## INSTRUCTIONS TO FOLLOW
Reproduce the lines of the material exactly, excluding every image.

## RAW DATA

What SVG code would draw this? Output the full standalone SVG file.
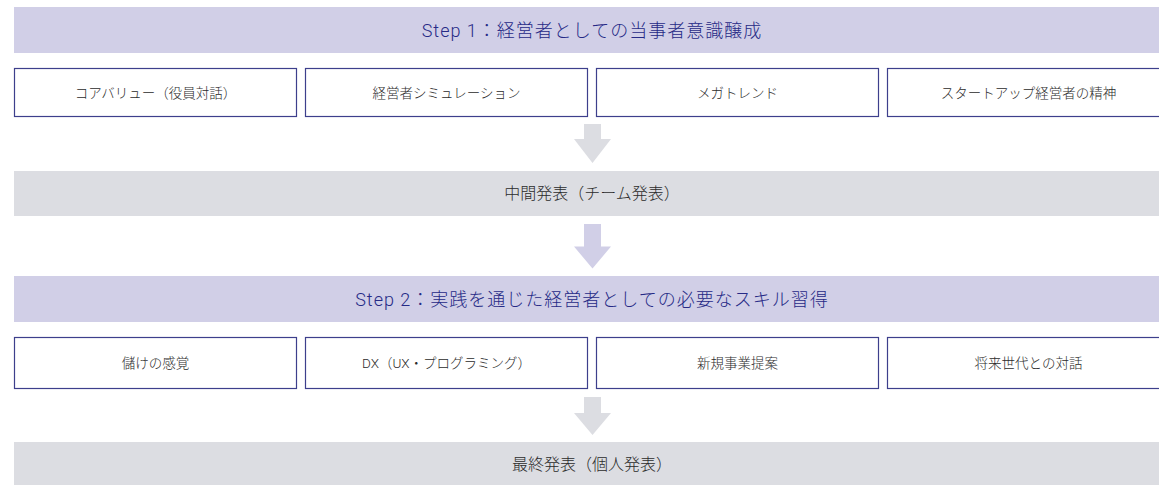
<svg xmlns="http://www.w3.org/2000/svg" width="1159" height="485" viewBox="0 0 1159 485">
<style>
.step{fill:#d1cfe7}
.gray{fill:#dcdde2}
.box{fill:#ffffff;stroke:#3d3f8c;stroke-width:1.2}
.title{font-family:Roboto,"Noto Sans CJK JP",sans-serif;font-size:18px;font-weight:300;letter-spacing:1px;fill:#262a86;text-anchor:middle}
.lbl{font-family:Roboto,"Noto Sans CJK JP",sans-serif;font-size:13.5px;font-weight:300;fill:#2b2b2b;text-anchor:middle}
.mid{font-family:Roboto,"Noto Sans CJK JP",sans-serif;font-size:16px;font-weight:300;fill:#2b2b2b;text-anchor:middle}
.ag{fill:#dcdde2}
.al{fill:#d1cfe7}
</style>
<rect width="1159" height="485" fill="#ffffff"/>
<g id="step1"><rect class="step" x="14" y="7" width="1156" height="46"/><text class="title" x="592" y="37">Step 1：経営者としての当事者意識醸成</text></g>
<g id="b1"><rect class="box" x="14.5" y="68.5" width="282" height="48"/><text class="lbl" x="155.5" y="98">コアバリュー（役員対話）</text></g>
<g id="b2"><rect class="box" x="305.5" y="68.5" width="282" height="48"/><text class="lbl" x="446.5" y="98">経営者シミュレーション</text></g>
<g id="b3"><rect class="box" x="596.5" y="68.5" width="282" height="48"/><text class="lbl" x="737.5" y="98">メガトレンド</text></g>
<g id="b4"><rect class="box" x="887.5" y="68.5" width="282" height="48"/><text class="lbl" x="1028.5" y="98">スタートアップ経営者の精神</text></g>
<g id="mid"><rect class="gray" x="14" y="171" width="1156" height="45"/><text class="mid" x="592" y="199">中間発表（チーム発表）</text></g>
<g id="step2"><rect class="step" x="14" y="276" width="1156" height="46"/><text class="title" x="592" y="306">Step 2：実践を通じた経営者としての必要なスキル習得</text></g>
<g id="c1"><rect class="box" x="14.5" y="337.5" width="282" height="51"/><text class="lbl" x="155.5" y="368">儲けの感覚</text></g>
<g id="c2"><rect class="box" x="305.5" y="337.5" width="282" height="51"/><text class="lbl" x="446.5" y="368">DX（UX・プログラミング）</text></g>
<g id="c3"><rect class="box" x="596.5" y="337.5" width="282" height="51"/><text class="lbl" x="737.5" y="368">新規事業提案</text></g>
<g id="c4"><rect class="box" x="887.5" y="337.5" width="282" height="51"/><text class="lbl" x="1028.5" y="368">将来世代との対話</text></g>
<g id="final"><rect class="gray" x="14" y="442" width="1156" height="43"/><text class="mid" x="592" y="470">最終発表（個人発表）</text></g>
<g id="connectors">
<polygon class="ag" points="584,124 601,124 601,139 611,139 592.5,163 574,139 584,139"/>
<polygon class="al" points="584,224 601,224 601,246.5 611,246.5 592.5,268.5 574,246.5 584,246.5"/>
<polygon class="ag" points="584,397 601,397 601,413 611,413 592.5,435 574,413 584,413"/>
</g>
</svg>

## WORKED SOLUTION
What SVG code would draw this? Output the full standalone SVG file.
<svg xmlns="http://www.w3.org/2000/svg" width="1159" height="485" viewBox="0 0 1159 485">
<style>
.step{fill:#d1cfe7}
.gray{fill:#dcdde2}
.box{fill:#ffffff;stroke:#3d3f8c;stroke-width:1.2}
.title{font-family:Roboto,"Noto Sans CJK JP",sans-serif;font-size:18px;font-weight:300;letter-spacing:1px;fill:#262a86;text-anchor:middle}
.lbl{font-family:Roboto,"Noto Sans CJK JP",sans-serif;font-size:13.5px;font-weight:300;fill:#2b2b2b;text-anchor:middle}
.mid{font-family:Roboto,"Noto Sans CJK JP",sans-serif;font-size:16px;font-weight:300;fill:#2b2b2b;text-anchor:middle}
.ag{fill:#dcdde2}
.al{fill:#d1cfe7}
</style>
<rect width="1159" height="485" fill="#ffffff"/>
<g id="step1"><rect class="step" x="14" y="7" width="1156" height="46"/><text class="title" x="592" y="37">Step 1：経営者としての当事者意識醸成</text></g>
<g id="b1"><rect class="box" x="14.5" y="68.5" width="282" height="48"/><text class="lbl" x="155.5" y="98">コアバリュー（役員対話）</text></g>
<g id="b2"><rect class="box" x="305.5" y="68.5" width="282" height="48"/><text class="lbl" x="446.5" y="98">経営者シミュレーション</text></g>
<g id="b3"><rect class="box" x="596.5" y="68.5" width="282" height="48"/><text class="lbl" x="737.5" y="98">メガトレンド</text></g>
<g id="b4"><rect class="box" x="887.5" y="68.5" width="282" height="48"/><text class="lbl" x="1028.5" y="98">スタートアップ経営者の精神</text></g>
<g id="mid"><rect class="gray" x="14" y="171" width="1156" height="45"/><text class="mid" x="592" y="199">中間発表（チーム発表）</text></g>
<g id="step2"><rect class="step" x="14" y="276" width="1156" height="46"/><text class="title" x="592" y="306">Step 2：実践を通じた経営者としての必要なスキル習得</text></g>
<g id="c1"><rect class="box" x="14.5" y="337.5" width="282" height="51"/><text class="lbl" x="155.5" y="368">儲けの感覚</text></g>
<g id="c2"><rect class="box" x="305.5" y="337.5" width="282" height="51"/><text class="lbl" x="446.5" y="368">DX（UX・プログラミング）</text></g>
<g id="c3"><rect class="box" x="596.5" y="337.5" width="282" height="51"/><text class="lbl" x="737.5" y="368">新規事業提案</text></g>
<g id="c4"><rect class="box" x="887.5" y="337.5" width="282" height="51"/><text class="lbl" x="1028.5" y="368">将来世代との対話</text></g>
<g id="final"><rect class="gray" x="14" y="442" width="1156" height="43"/><text class="mid" x="592" y="470">最終発表（個人発表）</text></g>
<g id="connectors">
<polygon class="ag" points="584,124 601,124 601,139 611,139 592.5,163 574,139 584,139"/>
<polygon class="al" points="584,224 601,224 601,246.5 611,246.5 592.5,268.5 574,246.5 584,246.5"/>
<polygon class="ag" points="584,397 601,397 601,413 611,413 592.5,435 574,413 584,413"/>
</g>
</svg>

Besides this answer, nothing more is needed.